The "problem" is that this solution does not resolve barcode conflicts.

If there are barcode conflicts, then the set of barcodes was not designed properly. All barcode pairs should at least have a distance of 3 in order to correct one sequencing error and a distance of 5 to correct two errors, etc. In this case, my advice would be to allow for 0 errors.

I have the feeling I still not fully understand the problem.

mmokrejs commented 10 months ago

The barcodes were designed (not by me) to have a Hamming distance 5 but this is not enough because InDels occur in real. Cannot demultiplex really consider the distance values of each barcode while parsing both R1 and R2 input stream concurrently? That would be a tremendous help. For example, let's say fwd barcode might have some error while rev-barcode will could be error-free.

jfjlaros commented 10 months ago

this is not enough because InDels occur in real

Is this Illumina data? This contains very few indels in general.

Cannot demultiplex really consider the distance values of each barcode while parsing both R1 and R2 input stream con-currently?

As explained above, I cannot see how that would result in a usable CLI as all the options should be duplicated for each input file.

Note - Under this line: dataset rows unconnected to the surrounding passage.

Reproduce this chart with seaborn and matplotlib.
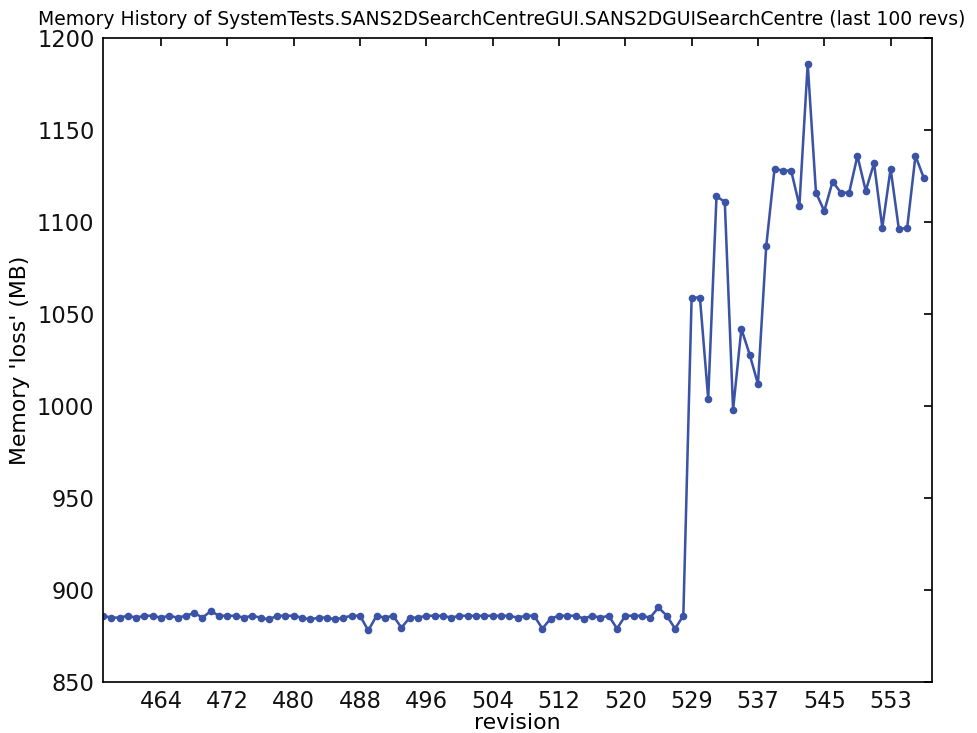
import matplotlib
matplotlib.use('Agg')
import matplotlib.pyplot as plt
import seaborn as sns
import pandas as pd

# revision numbers of the last 100 runs (one revision missing after 524)
revisions = list(range(457, 525)) + list(range(526, 558))

# memory 'loss' in MB
memory_mb = [
    886, 885, 885, 886, 885, 886, 886, 885, 886, 885,
    886, 887.5, 885, 888.5, 886, 886, 886, 885, 886, 885,
    884, 886, 886, 886, 885, 884, 885, 885, 884, 885,
    886, 886, 878, 886, 885, 886, 879.5, 885, 885, 886,
    886, 886, 885, 886, 886, 886, 886, 886, 886, 886,
    885, 886, 886, 879, 884.5, 886, 886, 886, 884.5, 886,
    885, 886, 879, 886, 886, 886, 885, 890.5, 886, 879,
    886, 1059, 1059, 1004, 1114, 1111, 998, 1042, 1028, 1012,
    1087, 1129, 1128, 1128, 1109, 1186, 1116, 1106, 1122, 1116,
    1116, 1136, 1117, 1132, 1097, 1129, 1096, 1097, 1136, 1124,
]

test_name = 'SystemTests.SANS2DSearchCentreGUI.SANS2DGUISearchCentre'
line_color = '#3a53a6'

df = pd.DataFrame({'idx': range(len(memory_mb)), 'revision': revisions, 'memory': memory_mb})

sns.set_style('white')
plt.rcParams['font.family'] = ['DejaVu Sans']
plt.rcParams['text.color'] = 'black'
plt.rcParams['axes.labelcolor'] = 'black'

fig = plt.figure(figsize=(977 / 122, 733 / 122), dpi=122)
ax = fig.add_axes([0.1054, 0.0696, 0.8486, 0.8784])

sns.lineplot(data=df, x='idx', y='memory', ax=ax, color=line_color, linewidth=1.5,
             marker='o', markersize=4.5, markeredgecolor=line_color, markeredgewidth=0)

# label every 8th point with its revision number
tick_idx = df['idx'][7::8]
ax.set_xticks(tick_idx)
ax.set_xticklabels(df['revision'][7::8])
ax.set_xlim(0, 100)
ax.set_ylim(850, 1200)
ax.set_yticks(range(850, 1201, 50))

ax.tick_params(direction='in', length=5, width=1, top=True, right=True,
               labelsize=13.3, colors='black', labelcolor='#111111', pad=5)
for s in ax.spines.values():
    s.set_color('black')
    s.set_linewidth(1)

ax.set_xlabel('revision', fontsize=13, labelpad=0)
ax.set_ylabel("Memory 'loss' (MB)", fontsize=13, labelpad=4)
ax.set_title(f'Memory History of {test_name} (last 100 revs)', fontsize=11.1,
             x=0.481, pad=8, color='black')

fig.savefig('out.png', dpi=122)
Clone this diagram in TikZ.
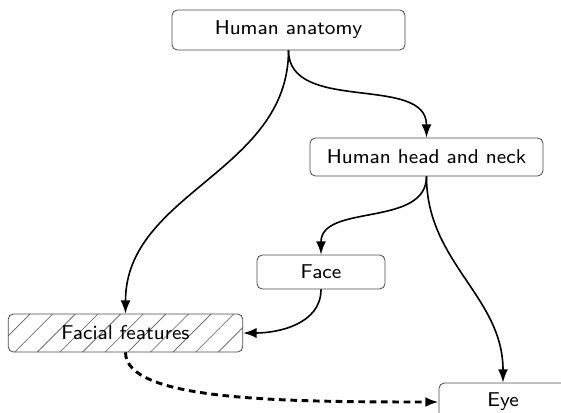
\documentclass[tikz,border=0pt]{standalone}
\usepackage{fontspec}
\newfontfamily\boxfont{lmsans8-regular.otf}
\usetikzlibrary{arrows.meta,patterns.meta}
\begin{document}
\begin{tikzpicture}[x=0.75pt,y=-0.75pt,
  box/.style={draw=black!70,line width=0.6pt,rounded corners=4pt,fill=white,
    font=\boxfont\fontsize{15}{18}\selectfont,inner sep=0pt},
  link/.style={line width=1.2pt,-{Latex[length=10pt,width=7.5pt]}},
  weaklink/.style={line width=2.2pt,dash pattern=on 5pt off 3.5pt,
    -{Latex[length=10pt,width=7.5pt]}},
  hatched/.style={pattern={Lines[angle=45,distance=12pt,line width=0.5pt]},
    pattern color=black!65}]
\useasboundingbox (0,0) rectangle (561,412);

\node[box,minimum width=174.75pt,minimum height=30pt] (anat) at (288.5,30) {Human anatomy};
\node[box,minimum width=174.75pt,minimum height=28.5pt] (head) at (426.5,157) {Human head and neck};
\node[box,minimum width=96pt,minimum height=25.5pt] (face) at (321,272) {Face};
\node[box,hatched,minimum width=176pt,minimum height=28.5pt] (feat) at (125.5,333) {Facial features};
\node[box,minimum width=96pt,minimum height=28.5pt] (eye) at (503,402) {Eye};

\draw[link] (anat.south) to[out=-90,in=90] (head.north);
\draw[link] (anat.south) to[out=-90,in=90] (feat.north);
\draw[link] (head.south) to[out=-90,in=90] (face.north);
\draw[link] (head.south) to[out=-90,in=90] (eye.north);
\draw[link] (face.south) to[out=-90,in=0] (feat.east);
\draw[weaklink] (feat.south) to[out=-90,in=180,out distance=36pt,in distance=120pt] (eye.west);
\end{tikzpicture}
\end{document}
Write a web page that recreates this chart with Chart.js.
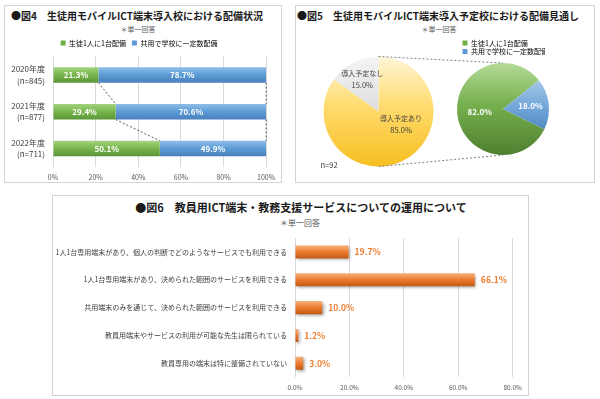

fwd barcode might have some error while rev-barcode will could be error-free

This is why I suggested to demultiplex the UNKNOWN files from the first round. If no forward barcodes could be assigned, then we try again with the reverse barcodes. You may have to merge the files associated with the forward and reverse barcode pairs afterwards, depending on your downstream analysis.

jfjlaros commented 8 months ago

I am closing this issue for now. Please feel free to reopen it if there are additional questions.